Prufrock's own voyages into polite London society are notably lacking in heroism. He instinctively recoils from those he meets at what are increasingly tedious social gatherings. Despite his tender years, Prufrock talks and acts like an old man who's grown tired of life. That Prufrock is old before his time in reinforced by little physical details such as the bald spot in the middle of his hair. Prufrock, it appears, is aging inside and out.

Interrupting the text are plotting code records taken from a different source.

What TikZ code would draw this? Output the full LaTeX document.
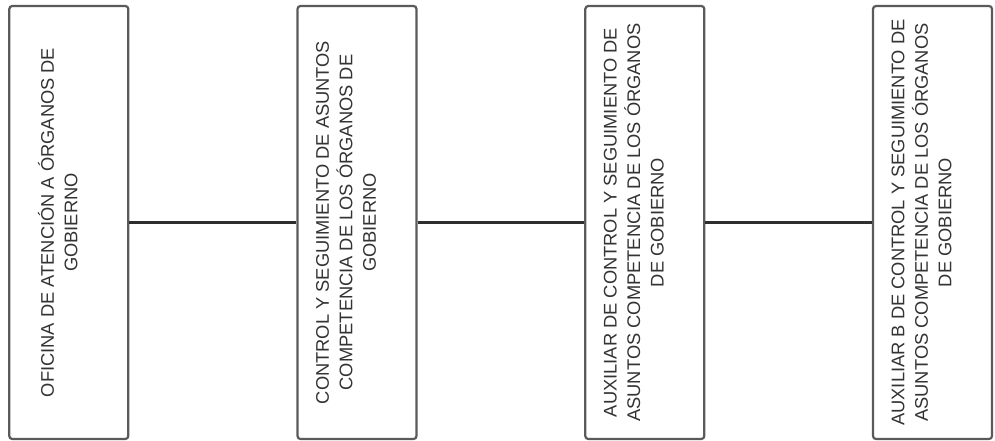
\documentclass[tikz,border=0pt]{standalone}
\usepackage{fontspec}
\setmainfont{Liberation Sans}
\definecolor{boxgray}{HTML}{5A5A5A}
\definecolor{linedark}{HTML}{2E2E2E}
\definecolor{txt}{HTML}{333333}
\begin{document}
\begin{tikzpicture}[x=1pt,y=-1pt,
  orgbox/.style={draw=boxgray, line width=2.2pt, rounded corners=3pt, minimum width=119pt, minimum height=433pt, inner sep=0pt, fill=white},
  lbl/.style={rotate=90, align=center, text=txt, font=\fontsize{18.3}{23.5}\selectfont, inner sep=0pt},
  link/.style={draw=linedark, line width=2.6pt}]
\useasboundingbox (0,0) rectangle (995,441);
\node[orgbox] (b1) at (68.8,222.5) {};
\node[orgbox] (b2) at (357,222.5) {};
\node[orgbox] (b3) at (644.8,222.5) {};
\node[orgbox] (b4) at (932.5,222.5) {};
\draw[link] (b1.east) -- (b2.west);
\draw[link] (b2.east) -- (b3.west);
\draw[link] (b3.east) -- (b4.west);
\node[lbl] (t1) at ([xshift=-11pt]b1.center) {OFICINA DE ATENCIÓN A ÓRGANOS DE\\GOBIERNO};
\node[lbl] (t2) at ([xshift=-11pt]b2.center) {CONTROL Y SEGUIMIENTO DE ASUNTOS\\COMPETENCIA DE LOS ÓRGANOS DE\\GOBIERNO};
\node[lbl] (t3) at ([xshift=-11pt]b3.center) {AUXILIAR DE CONTROL Y SEGUIMIENTO DE\\ASUNTOS COMPETENCIA DE LOS ÓRGANOS\\DE GOBIERNO};
\node[lbl] (t4) at ([xshift=-11pt]b4.center) {AUXILIAR B DE CONTROL Y SEGUIMIENTO DE\\ASUNTOS COMPETENCIA DE LOS ÓRGANOS\\DE GOBIERNO};
\end{tikzpicture}
\end{document}
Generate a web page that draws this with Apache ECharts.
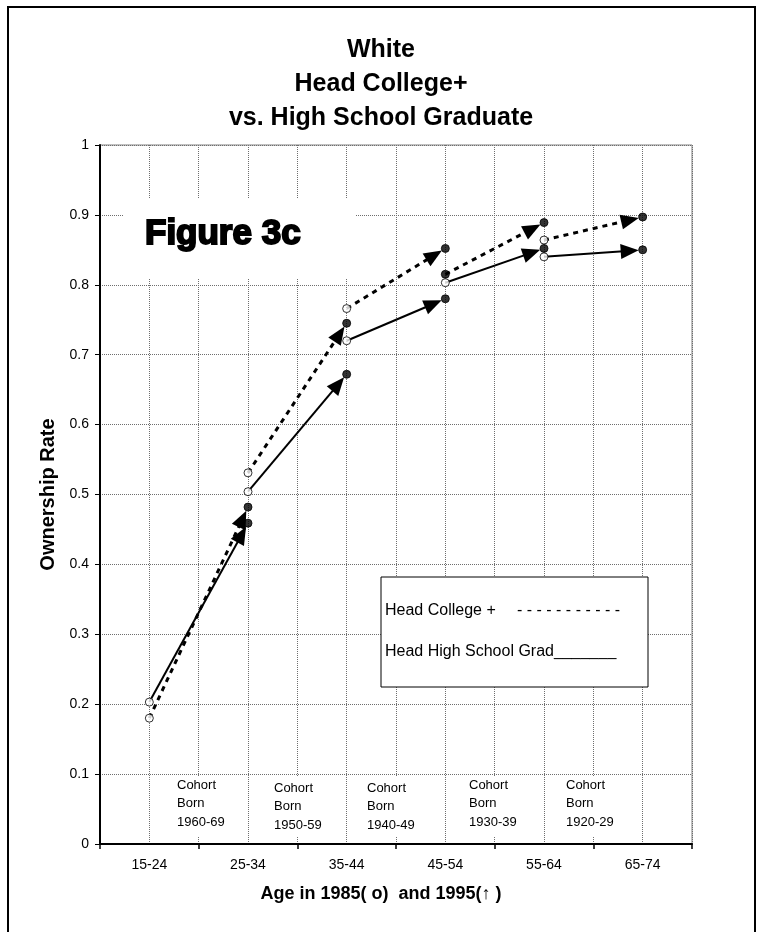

Ulysses, on the other hand, is getting old only on the outside. Inside, however, he's as youthful as ever, possessed with the same degree of wanderlust that he displayed in his younger days. If for Prufrock life is a set of tiresome obstacles, for Ulysses it's full of challenges to be conquered. And a little thing like age isn't going to prevent him from seeking new worlds to conquer.

As for Prufrock, a man so terribly afraid of women cuts quite a pathetic figure. Whereas Ulysses displays fearlessness in confronting all manner of scary monsters, Prufrock is scared stiff when in the company of those genteel old ladies who come and go, taking of Michelangelo.

There is a disembodied quality about Prufrock, as if he's a mind with legs rather than a flesh and blood human being. In his uncomfortable interactions with women, he displays a fear of the flesh that contrasts dramatically with the sinewy nature of Ulysses, a man who's deeply embodied in the world, and thus feels completely at home in it in a way that poor old Prufrock never will.